Exercise description.
Search the listing below for the string "TypeScript" and show each line that contains it.
##### Listed records #####
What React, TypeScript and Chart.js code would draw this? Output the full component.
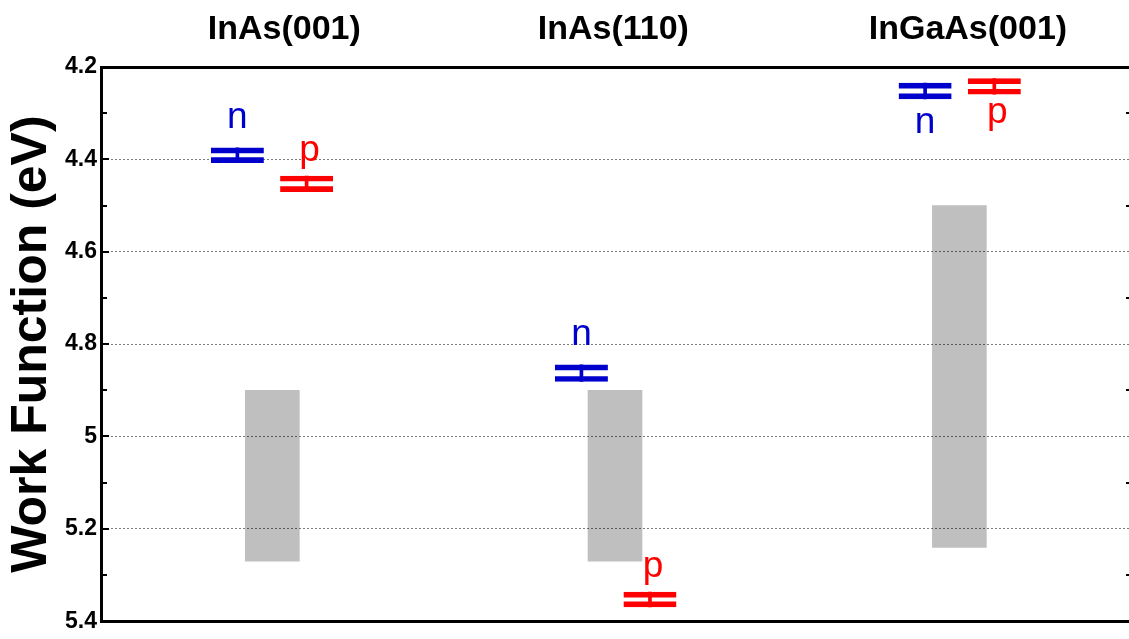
import React, { useEffect, useRef } from 'react';
import { Chart, registerables } from 'chart.js';

Chart.register(...registerables);

// ---- data ----
const categories = ['InAs(001)', 'InAs(110)', 'InGaAs(001)'];
const titleX = [1.035, 1.995, 3.03];

const bandX = [1.0, 2.0, 3.005];
const bandLow = [4.9, 4.9, 4.5];
const bandHigh = [5.27, 5.27, 5.24];

const nX = [0.898, 1.902, 2.905];
const nValue = [4.391, 4.863, 4.252];
const nError = [0.016, 0.018, 0.017];
const nLabelSide = ['above', 'above', 'below'];

const pX = [1.1, 2.102, 3.107];
const pValue = [4.453, 5.353, 4.242];
const pError = [0.017, 0.016, 0.017];
const pLabelSide = ['above', 'above', 'below'];

const yTicks = [4.2, 4.3, 4.4, 4.5, 4.6, 4.7, 4.8, 4.9, 5.0, 5.1, 5.2, 5.3, 5.4];
const yTickLabels = ['4.2', '', '4.4', '', '4.6', '', '4.8', '', '5', '', '5.2', '', '5.4'];

const BLUE = '#0000cd';
const RED = '#ff0000';
const FONT = '"Liberation Sans", Arial, sans-serif';

const decorPlugin = {
  id: 'decor',
  afterDatasetsDraw(chart: any) {
    const ctx = chart.ctx;
    const { left, right } = chart.chartArea;
    const ys = chart.scales.y;
    ctx.save();
    ctx.strokeStyle = '#000';
    ctx.lineWidth = 2;
    yTicks.forEach((v, i) => {
      if (i === 0 || i === yTicks.length - 1) return;
      const py = Math.round(ys.getPixelForValue(v));
      const major = yTickLabels[i] !== '';
      ctx.beginPath();
      ctx.moveTo(left, py);
      ctx.lineTo(left + (major ? 8 : 6), py);
      ctx.stroke();
      if (!major) {
        ctx.beginPath();
        ctx.moveTo(right - 3, py);
        ctx.lineTo(right, py);
        ctx.stroke();
      }
    });
    chart.data.datasets.forEach((ds: any, di: number) => {
      if (!ds.markerLabel) return;
      const meta = chart.getDatasetMeta(di);
      meta.data.forEach((el: any, i: number) => {
        const top = Math.min(el.y, el.base);
        const bottom = Math.max(el.y, el.base);
        const side = ds.labelSides[i];
        ctx.fillStyle = ds.borderColor;
        ctx.font = `37px ${FONT}`;
        ctx.textAlign = 'center';
        ctx.textBaseline = 'alphabetic';
        const ty = side === 'above' ? top - ds.gapAbove : bottom + ds.gapBelow;
        ctx.fillText(ds.markerLabel, el.x + ds.labelShift, ty);
      });
    });
    ctx.restore();
  },
};

export default function App() {
  const ref = useRef<HTMLCanvasElement>(null);

  useEffect(() => {
    if (!ref.current) return;
    const markerOutline = (xs: number[], vals: number[], errs: number[], color: string, label: string, sides: string[], gapAbove: number, gapBelow: number, labelShift: number) => ({
      data: xs.map((x, i) => ({ x, y: [vals[i] - errs[i], vals[i] + errs[i]] })),
      backgroundColor: 'rgba(0,0,0,0)',
      borderColor: color,
      borderWidth: { top: 5, bottom: 5, left: 0, right: 0 },
      borderSkipped: false,
      barThickness: 53,
      grouped: false,
      markerLabel: label,
      labelSides: sides,
      gapAbove,
      gapBelow,
      labelShift,
    });
    const markerStem = (xs: number[], vals: number[], errs: number[], color: string) => ({
      data: xs.map((x, i) => ({ x, y: [vals[i] - errs[i], vals[i] + errs[i]] })),
      backgroundColor: color,
      borderWidth: 0,
      barThickness: 3,
      grouped: false,
    });

    const chart = new Chart(ref.current, {
      type: 'bar',
      data: {
        datasets: [
          {
            data: bandX.map((x, i) => ({ x, y: [bandLow[i], bandHigh[i]] })),
            backgroundColor: 'rgba(0,0,0,0.25)',
            borderWidth: 0,
            barThickness: 54,
            grouped: false,
          } as any,
          markerOutline(nX, nValue, nError, BLUE, 'n', nLabelSide, 20, 34, 0) as any,
          markerStem(nX, nValue, nError, BLUE) as any,
          markerOutline(pX, pValue, pError, RED, 'p', pLabelSide, 15, 29, 3) as any,
          markerStem(pX, pValue, pError, RED) as any,
        ],
      },
      options: {
        animation: false,
        responsive: false,
        events: [],
        layout: { padding: 0 },
        plugins: { legend: { display: false }, tooltip: { enabled: false } },
        scales: {
          x: {
            type: 'linear',
            position: 'bottom',
            min: 0.5,
            max: 3.5,
            offset: false,
            grid: { display: false, offset: false },
            ticks: { display: false },
            border: { display: true, color: '#000', width: 3 },
            afterFit: (s: any) => { s.height = 17; },
          },
          x2: {
            type: 'linear',
            position: 'top',
            min: 0.5,
            max: 3.5,
            offset: false,
            grid: { display: false, drawTicks: false, offset: false },
            border: { display: true, color: '#000', width: 3 },
            afterBuildTicks: (s: any) => { s.ticks = titleX.map((v) => ({ value: v })); },
            ticks: {
              autoSkip: false,
              maxRotation: 0,
              padding: 17,
              color: '#000',
              font: { family: FONT, size: 34, weight: 'bold' },
              callback: (_v: any, i: number) => categories[i],
            },
            afterFit: (s: any) => { s.height = 67; },
          },
          y: {
            type: 'linear',
            reverse: true,
            min: 4.2,
            max: 5.4,
            afterBuildTicks: (s: any) => { s.ticks = yTicks.map((v) => ({ value: v })); },
            grid: {
              drawTicks: false,
              lineWidth: 1,
              color: (c: any) => {
                const i = c.index;
                if (i === 0 || i === yTicks.length - 1) return 'rgba(0,0,0,0)';
                return yTickLabels[i] ? '#7a7a7a' : 'rgba(0,0,0,0)';
              },
            },
            border: { display: true, color: '#000', width: 3, dash: [2, 2] },
            ticks: {
              autoSkip: false,
              padding: 4,
              color: '#000',
              font: { family: FONT, size: 23, weight: 'bold' },
              callback: (_v: any, i: number) => yTickLabels[i],
            },
            title: {
              display: true,
              text: 'Work Function (eV)',
              color: '#000',
              font: { family: FONT, size: 50, weight: 'bold' },
              padding: { top: 2, bottom: 0 },
            },
            afterFit: (s: any) => { s.width = 101; },
          },
        },
      } as any,
      plugins: [decorPlugin],
    });
    return () => chart.destroy();
  }, []);

  return (
    <div style={{ position: 'absolute', left: 0, top: 0, width: 1129, height: 639, background: '#fff' }}>
      <canvas ref={ref} width={1129} height={639} style={{ display: 'block' }} />
    </div>
  );
}
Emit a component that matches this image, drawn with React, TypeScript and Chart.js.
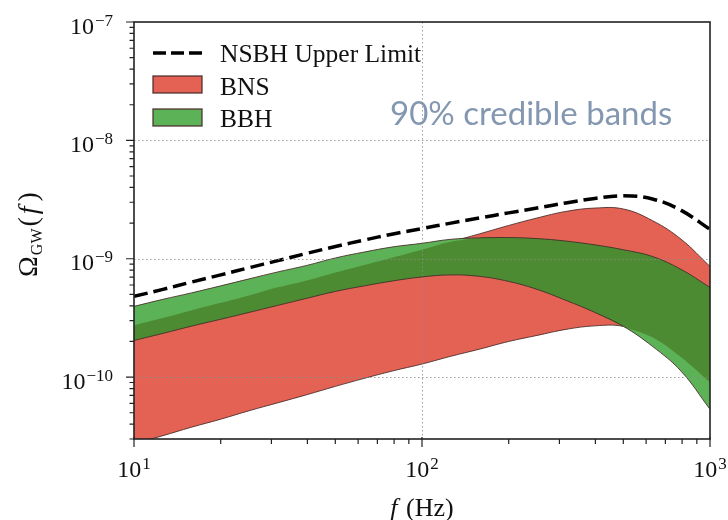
#####
Exercise response.
What React, TypeScript and Chart.js code would draw this? Output the full component.
Emit a component that matches this image, drawn with React, TypeScript and Chart.js.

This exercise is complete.